* _Exercise inputs_:
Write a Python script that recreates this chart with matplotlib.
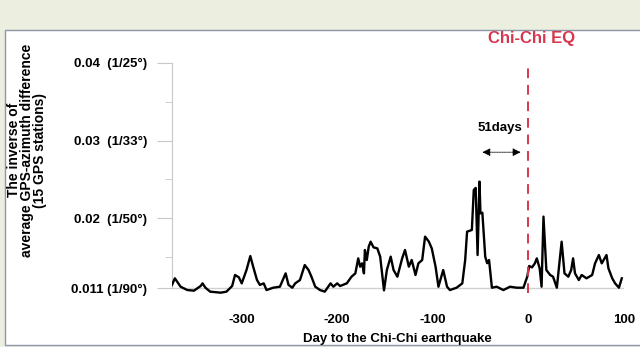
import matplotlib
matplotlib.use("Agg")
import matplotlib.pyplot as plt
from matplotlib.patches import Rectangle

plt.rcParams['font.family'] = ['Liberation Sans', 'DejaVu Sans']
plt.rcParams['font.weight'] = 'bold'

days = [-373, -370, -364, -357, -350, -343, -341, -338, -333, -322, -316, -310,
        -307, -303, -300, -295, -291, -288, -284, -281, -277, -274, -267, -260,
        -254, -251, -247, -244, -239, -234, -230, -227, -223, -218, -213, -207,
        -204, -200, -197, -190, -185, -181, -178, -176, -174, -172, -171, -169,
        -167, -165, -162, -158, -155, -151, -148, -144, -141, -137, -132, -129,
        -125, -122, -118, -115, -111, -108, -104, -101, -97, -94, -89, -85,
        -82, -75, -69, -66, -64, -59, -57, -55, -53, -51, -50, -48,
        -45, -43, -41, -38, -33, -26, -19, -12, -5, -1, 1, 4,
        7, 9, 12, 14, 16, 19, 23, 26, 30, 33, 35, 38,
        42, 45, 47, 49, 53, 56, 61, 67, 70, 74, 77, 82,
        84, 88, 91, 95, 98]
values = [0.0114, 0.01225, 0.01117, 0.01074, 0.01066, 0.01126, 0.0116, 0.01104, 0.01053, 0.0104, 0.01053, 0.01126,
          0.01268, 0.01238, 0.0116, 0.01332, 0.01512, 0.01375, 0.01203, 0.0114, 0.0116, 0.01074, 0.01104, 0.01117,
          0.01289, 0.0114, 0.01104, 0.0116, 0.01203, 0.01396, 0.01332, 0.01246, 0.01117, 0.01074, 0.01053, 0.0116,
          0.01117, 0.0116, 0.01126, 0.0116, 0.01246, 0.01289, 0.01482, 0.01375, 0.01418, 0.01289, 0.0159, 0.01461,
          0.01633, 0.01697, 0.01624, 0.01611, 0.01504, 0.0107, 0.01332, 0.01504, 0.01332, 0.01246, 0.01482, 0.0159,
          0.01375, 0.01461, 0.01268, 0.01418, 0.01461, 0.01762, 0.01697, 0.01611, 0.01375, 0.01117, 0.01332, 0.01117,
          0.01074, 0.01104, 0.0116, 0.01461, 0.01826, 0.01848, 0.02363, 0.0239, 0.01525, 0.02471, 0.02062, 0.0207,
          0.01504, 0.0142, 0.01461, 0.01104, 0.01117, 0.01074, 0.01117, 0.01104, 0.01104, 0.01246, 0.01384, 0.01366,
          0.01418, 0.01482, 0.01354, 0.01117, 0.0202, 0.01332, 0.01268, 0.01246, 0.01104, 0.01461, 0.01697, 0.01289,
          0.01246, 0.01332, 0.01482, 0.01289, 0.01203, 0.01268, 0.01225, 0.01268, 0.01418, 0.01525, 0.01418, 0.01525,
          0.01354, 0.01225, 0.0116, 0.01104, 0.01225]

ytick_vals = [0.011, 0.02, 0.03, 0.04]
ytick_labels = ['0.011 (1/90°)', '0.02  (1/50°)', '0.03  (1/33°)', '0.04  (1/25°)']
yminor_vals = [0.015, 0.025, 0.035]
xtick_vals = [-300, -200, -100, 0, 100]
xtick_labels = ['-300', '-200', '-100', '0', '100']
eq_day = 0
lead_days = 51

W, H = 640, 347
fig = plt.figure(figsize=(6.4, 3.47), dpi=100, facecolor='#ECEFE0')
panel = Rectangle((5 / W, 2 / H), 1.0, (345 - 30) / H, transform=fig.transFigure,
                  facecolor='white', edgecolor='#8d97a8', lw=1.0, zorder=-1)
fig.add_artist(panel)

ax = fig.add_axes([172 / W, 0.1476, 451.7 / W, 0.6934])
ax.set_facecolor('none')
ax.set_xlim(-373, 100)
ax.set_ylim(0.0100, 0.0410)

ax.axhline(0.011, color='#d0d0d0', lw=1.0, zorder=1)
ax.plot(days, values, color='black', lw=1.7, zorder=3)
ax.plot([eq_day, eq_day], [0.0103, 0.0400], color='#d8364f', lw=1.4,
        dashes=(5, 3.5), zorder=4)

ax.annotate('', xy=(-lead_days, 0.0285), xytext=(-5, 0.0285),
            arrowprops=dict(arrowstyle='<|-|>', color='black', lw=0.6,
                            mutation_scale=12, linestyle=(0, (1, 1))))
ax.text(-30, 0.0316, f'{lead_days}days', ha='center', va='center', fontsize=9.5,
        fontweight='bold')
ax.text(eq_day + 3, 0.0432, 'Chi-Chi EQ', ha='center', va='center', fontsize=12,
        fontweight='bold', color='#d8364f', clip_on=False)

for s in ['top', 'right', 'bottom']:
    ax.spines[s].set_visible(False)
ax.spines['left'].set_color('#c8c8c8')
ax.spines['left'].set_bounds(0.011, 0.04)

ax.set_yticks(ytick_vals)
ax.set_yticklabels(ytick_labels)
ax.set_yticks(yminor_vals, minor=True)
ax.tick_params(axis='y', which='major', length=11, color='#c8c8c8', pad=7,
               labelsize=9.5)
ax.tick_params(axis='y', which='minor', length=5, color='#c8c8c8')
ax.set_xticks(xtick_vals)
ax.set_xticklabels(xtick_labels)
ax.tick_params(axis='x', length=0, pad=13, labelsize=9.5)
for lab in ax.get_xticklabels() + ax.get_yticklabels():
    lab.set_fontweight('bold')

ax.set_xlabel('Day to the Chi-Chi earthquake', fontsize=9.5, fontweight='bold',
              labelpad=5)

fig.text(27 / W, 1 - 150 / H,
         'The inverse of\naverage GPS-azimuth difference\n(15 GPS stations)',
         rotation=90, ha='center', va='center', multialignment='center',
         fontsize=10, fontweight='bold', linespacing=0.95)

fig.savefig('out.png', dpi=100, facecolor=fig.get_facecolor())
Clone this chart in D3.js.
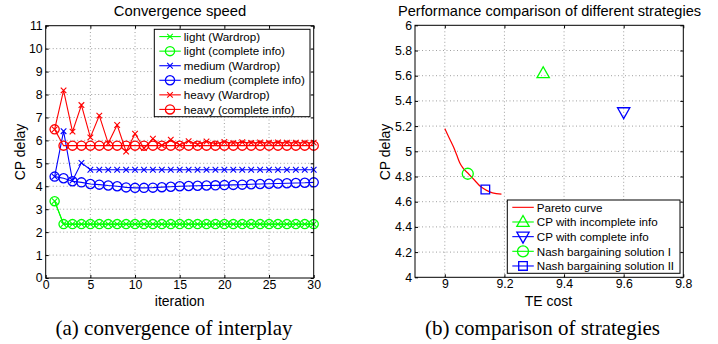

* _Required task_:
Copy out all the data exactly; skip the pictures.

* _Full output_:
Write a Python script that recreates this chart with matplotlib.
import matplotlib
matplotlib.use("Agg")
import matplotlib.pyplot as plt
from matplotlib.patches import Rectangle

plt.rcParams['font.family'] = ['Liberation Sans', 'DejaVu Sans']
plt.rcParams['font.weight'] = 'bold'

days = [-373, -370, -364, -357, -350, -343, -341, -338, -333, -322, -316, -310,
        -307, -303, -300, -295, -291, -288, -284, -281, -277, -274, -267, -260,
        -254, -251, -247, -244, -239, -234, -230, -227, -223, -218, -213, -207,
        -204, -200, -197, -190, -185, -181, -178, -176, -174, -172, -171, -169,
        -167, -165, -162, -158, -155, -151, -148, -144, -141, -137, -132, -129,
        -125, -122, -118, -115, -111, -108, -104, -101, -97, -94, -89, -85,
        -82, -75, -69, -66, -64, -59, -57, -55, -53, -51, -50, -48,
        -45, -43, -41, -38, -33, -26, -19, -12, -5, -1, 1, 4,
        7, 9, 12, 14, 16, 19, 23, 26, 30, 33, 35, 38,
        42, 45, 47, 49, 53, 56, 61, 67, 70, 74, 77, 82,
        84, 88, 91, 95, 98]
values = [0.0114, 0.01225, 0.01117, 0.01074, 0.01066, 0.01126, 0.0116, 0.01104, 0.01053, 0.0104, 0.01053, 0.01126,
          0.01268, 0.01238, 0.0116, 0.01332, 0.01512, 0.01375, 0.01203, 0.0114, 0.0116, 0.01074, 0.01104, 0.01117,
          0.01289, 0.0114, 0.01104, 0.0116, 0.01203, 0.01396, 0.01332, 0.01246, 0.01117, 0.01074, 0.01053, 0.0116,
          0.01117, 0.0116, 0.01126, 0.0116, 0.01246, 0.01289, 0.01482, 0.01375, 0.01418, 0.01289, 0.0159, 0.01461,
          0.01633, 0.01697, 0.01624, 0.01611, 0.01504, 0.0107, 0.01332, 0.01504, 0.01332, 0.01246, 0.01482, 0.0159,
          0.01375, 0.01461, 0.01268, 0.01418, 0.01461, 0.01762, 0.01697, 0.01611, 0.01375, 0.01117, 0.01332, 0.01117,
          0.01074, 0.01104, 0.0116, 0.01461, 0.01826, 0.01848, 0.02363, 0.0239, 0.01525, 0.02471, 0.02062, 0.0207,
          0.01504, 0.0142, 0.01461, 0.01104, 0.01117, 0.01074, 0.01117, 0.01104, 0.01104, 0.01246, 0.01384, 0.01366,
          0.01418, 0.01482, 0.01354, 0.01117, 0.0202, 0.01332, 0.01268, 0.01246, 0.01104, 0.01461, 0.01697, 0.01289,
          0.01246, 0.01332, 0.01482, 0.01289, 0.01203, 0.01268, 0.01225, 0.01268, 0.01418, 0.01525, 0.01418, 0.01525,
          0.01354, 0.01225, 0.0116, 0.01104, 0.01225]

ytick_vals = [0.011, 0.02, 0.03, 0.04]
ytick_labels = ['0.011 (1/90°)', '0.02  (1/50°)', '0.03  (1/33°)', '0.04  (1/25°)']
yminor_vals = [0.015, 0.025, 0.035]
xtick_vals = [-300, -200, -100, 0, 100]
xtick_labels = ['-300', '-200', '-100', '0', '100']
eq_day = 0
lead_days = 51

W, H = 640, 347
fig = plt.figure(figsize=(6.4, 3.47), dpi=100, facecolor='#ECEFE0')
panel = Rectangle((5 / W, 2 / H), 1.0, (345 - 30) / H, transform=fig.transFigure,
                  facecolor='white', edgecolor='#8d97a8', lw=1.0, zorder=-1)
fig.add_artist(panel)

ax = fig.add_axes([172 / W, 0.1476, 451.7 / W, 0.6934])
ax.set_facecolor('none')
ax.set_xlim(-373, 100)
ax.set_ylim(0.0100, 0.0410)

ax.axhline(0.011, color='#d0d0d0', lw=1.0, zorder=1)
ax.plot(days, values, color='black', lw=1.7, zorder=3)
ax.plot([eq_day, eq_day], [0.0103, 0.0400], color='#d8364f', lw=1.4,
        dashes=(5, 3.5), zorder=4)

ax.annotate('', xy=(-lead_days, 0.0285), xytext=(-5, 0.0285),
            arrowprops=dict(arrowstyle='<|-|>', color='black', lw=0.6,
                            mutation_scale=12, linestyle=(0, (1, 1))))
ax.text(-30, 0.0316, f'{lead_days}days', ha='center', va='center', fontsize=9.5,
        fontweight='bold')
ax.text(eq_day + 3, 0.0432, 'Chi-Chi EQ', ha='center', va='center', fontsize=12,
        fontweight='bold', color='#d8364f', clip_on=False)

for s in ['top', 'right', 'bottom']:
    ax.spines[s].set_visible(False)
ax.spines['left'].set_color('#c8c8c8')
ax.spines['left'].set_bounds(0.011, 0.04)

ax.set_yticks(ytick_vals)
ax.set_yticklabels(ytick_labels)
ax.set_yticks(yminor_vals, minor=True)
ax.tick_params(axis='y', which='major', length=11, color='#c8c8c8', pad=7,
               labelsize=9.5)
ax.tick_params(axis='y', which='minor', length=5, color='#c8c8c8')
ax.set_xticks(xtick_vals)
ax.set_xticklabels(xtick_labels)
ax.tick_params(axis='x', length=0, pad=13, labelsize=9.5)
for lab in ax.get_xticklabels() + ax.get_yticklabels():
    lab.set_fontweight('bold')

ax.set_xlabel('Day to the Chi-Chi earthquake', fontsize=9.5, fontweight='bold',
              labelpad=5)

fig.text(27 / W, 1 - 150 / H,
         'The inverse of\naverage GPS-azimuth difference\n(15 GPS stations)',
         rotation=90, ha='center', va='center', multialignment='center',
         fontsize=10, fontweight='bold', linespacing=0.95)

fig.savefig('out.png', dpi=100, facecolor=fig.get_facecolor())
Clone this chart in D3.js.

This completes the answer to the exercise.